Flooring Installation

While there’s no such thing as a «perfect» flooring material, traditional hardwood comes pretty close. It’s extremely durable, it looks great, and it adds value to your property; additionally, hardwood can complement nearly any décor, so no matter what your particular style is, this flooring can fit the bill. For homes in and around Atlanta, hardwood is an exceptionally good choice, as it will not be regularly subjected to many of the situations that cause premature aging found in other areas of the country.

In a nationwide survey, the National Wood Flooring Association found that about 90% of real estate agents said homes with wood floors bring a higher price. The same survey also showed that real estate agents saw homes with wood floors selling faster than those with other types of flooring. What this means to Atlanta homeowners: If you don’t have wood floors, upgrading could be a wise investment; if you already have them, it is in your best interests to maintain them well.

1. Choosing a Wood Species

Pine—particularly Southern Pine—is an obvious choice for wood floors in Atlanta, but with all of the different species available to today’s homeowners, it is definitely worth the time to consider all available options. It is important to note that it is not just the look of a species that requires consideration, but its hardness, dimensions, and its tendency to expand/contract, as well. Many modern homeowners are also concerned with where their wood flooring comes from, and sales of flooring made from salvaged wood are on the rise. The conditions a wood has been exposed to are another element that may come into play; distressed wood that has been weathered has a unique look that many people have come to appreciate as much or even more than wood that’s been milled and aged under carefully controlled conditions.

National Wood Flooring Association found that about 90% of real estate agents said homes with wood floors bring a higher price.

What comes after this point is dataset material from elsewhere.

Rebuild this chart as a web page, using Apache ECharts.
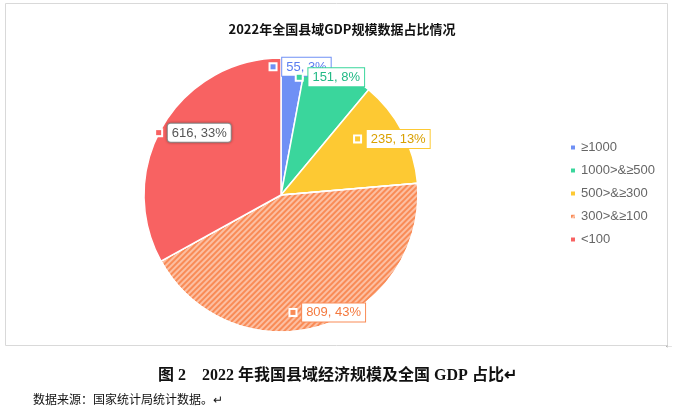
<!DOCTYPE html>
<html><head><meta charset="utf-8">
<script src="https://cdn.jsdelivr.net/npm/echarts@6/dist/echarts.min.js"></script>
<style>html,body{margin:0;padding:0;background:#fff}#c{width:675px;height:411px}</style>
</head><body><div id="c"></div>
<script>
const categories = ['≥1000', '1000>&≥500', '500>&≥300', '300>&≥100', '<100'];
const values = [55, 151, 235, 809, 616];
const percents = ['3%', '8%', '13%', '43%', '33%'];
const colors = ['#6f90f5', '#3ad69c', '#fdc933', '#f98b56', '#f86262'];
const textColors = ['#5b7df0', '#22b985', '#d9a000', '#f47a3f', '#555555'];
const labelOffsets = [[13,-57],[19,-53],[48,-23],[26,49],[-26,-26]];

const chart = echarts.init(document.getElementById('c'));
const data = values.map((v, i) => ({
  name: categories[i], value: v,
  itemStyle: Object.assign({color: colors[i]}, i === 3 ? {decal: {symbol:'rect', dashArrayX:[1,0], dashArrayY:[2,2], rotation:-Math.PI/4, color:'rgba(255,255,255,0.45)', symbolSize:1}} : {}),
  label: {
    offset: labelOffsets[i],
    formatter: '{m|}  {v|' + v + ', ' + percents[i] + '}',
    rich: {
      m: {width:5, height:5, backgroundColor: colors[i], borderColor:'#fff', borderWidth:2},
      v: {color: textColors[i], fontSize:13, fontFamily:'Liberation Sans', backgroundColor:'#fff', borderColor: i === 4 ? '#999' : colors[i], borderWidth:1, padding:[3,4,2,4], borderRadius: i === 4 ? 3 : 0, shadowColor: i===4?'rgba(0,0,0,0.3)':'transparent', shadowBlur: i===4?3:0}
    }
  }
}));
chart.setOption({
  animation: false,
  aria: {enabled: true, decal: {show: false}},
  title: {text: '2022年全国县域GDP规模数据占比情况', left: 337, top: 18, textAlign: 'center',
    textStyle: {fontSize: 13, fontWeight: 'bold', color: '#111', fontFamily: 'Noto Sans CJK SC'}},
  legend: {orient: 'vertical', left: 564, top: 136, itemGap: 10, itemWidth: 6, itemHeight: 6, icon: 'rect',
    textStyle: {color: '#666', fontSize: 13, fontFamily: 'Liberation Sans'}, data: categories},
  series: [{
    type: 'pie', center: [281, 195], radius: [0, 137], startAngle: 90, clockwise: true,
    avoidLabelOverlap: false,
    itemStyle: {borderColor: '#fff', borderWidth: 1.5},
    label: {show: true, position: 'inside'}, labelLine: {show: false},
    labelLayout: {hideOverlap: false},
    data: data
  }],
  graphic: [
    {type:'rect', shape:{x:5.5,y:3.5,width:662,height:342}, style:{fill:'none', stroke:'#d9d9d9', lineWidth:1}},
    {type:'text', left:'center', top:368, style:{text:'图 2    2022 年我国县域经济规模及全国 GDP 占比↵', font:'bold 16px "Liberation Serif", "Noto Sans CJK SC"', fill:'#111'}},
    {type:'text', left:33, top:393, style:{text:'数据来源：国家统计局统计数据。↵', font:'12px "Noto Sans CJK SC"', fill:'#111'}},
    {type:'text', left:664, top:340, style:{text:'←', font:'10px sans-serif', fill:'#999'}}
  ]
});
</script></body></html>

  • 2. Prepare a Space for New Floor

    Once you’ve got your species and style picked out, there are several things you can do to make the installation of your new floor go faster and more smoothly. First and foremost, you must decide whether your new flooring will be attached directly to your subfloor or whether it will be installed above your existing flooring. If it will be attached to the subfloor, removing old flooring materials along with baseboards and trim at least one day prior to installation. You may also want to remove any doors present in the space where the new floor will go and make sure that your crew will have clear and unobstructed access to the area. Doing these tasks yourself allows your crew to get to work faster (which could save you labor costs in addition to making their job easier).

    3. Go Green

    Atlanta requires all major constructions in the city to be silver LEED (Leadership in Energy and Environmental Design) certified; while this probably doesn’t extend to the new flooring you install in your living room, every local homeowner can make his or her wood flooring installation a little greener by opting to use bamboo or cork. Neither one of these materials is truly a hardwood (cork is a regenerative tree bark and bamboo is technically a grass), but their appearance and performance are very similar to true wood. The big selling factor of these increasingly popular materials is that neither one requires the cutting down of a single tree to be produced.

    4. Protect Your Investment with Proper Maintenance

    Manufacturers of hardwood flooring materials typically give specific instructions on how to care for them. These instructions are important, as certain finishes can be damaged by improper cleaning and inappropriate products. If you do not have specific instructions from a manufacturer on how to best care for a new or existing floor, it is worth the effort to have a professional lay out a care and maintenance schedule for you. Not every hardwood floor is different, but the amount of diversity among wood floors is significant. A hardwood floor can last for generations if properly cared for, and the beauty and value your floor carries is well worth protecting.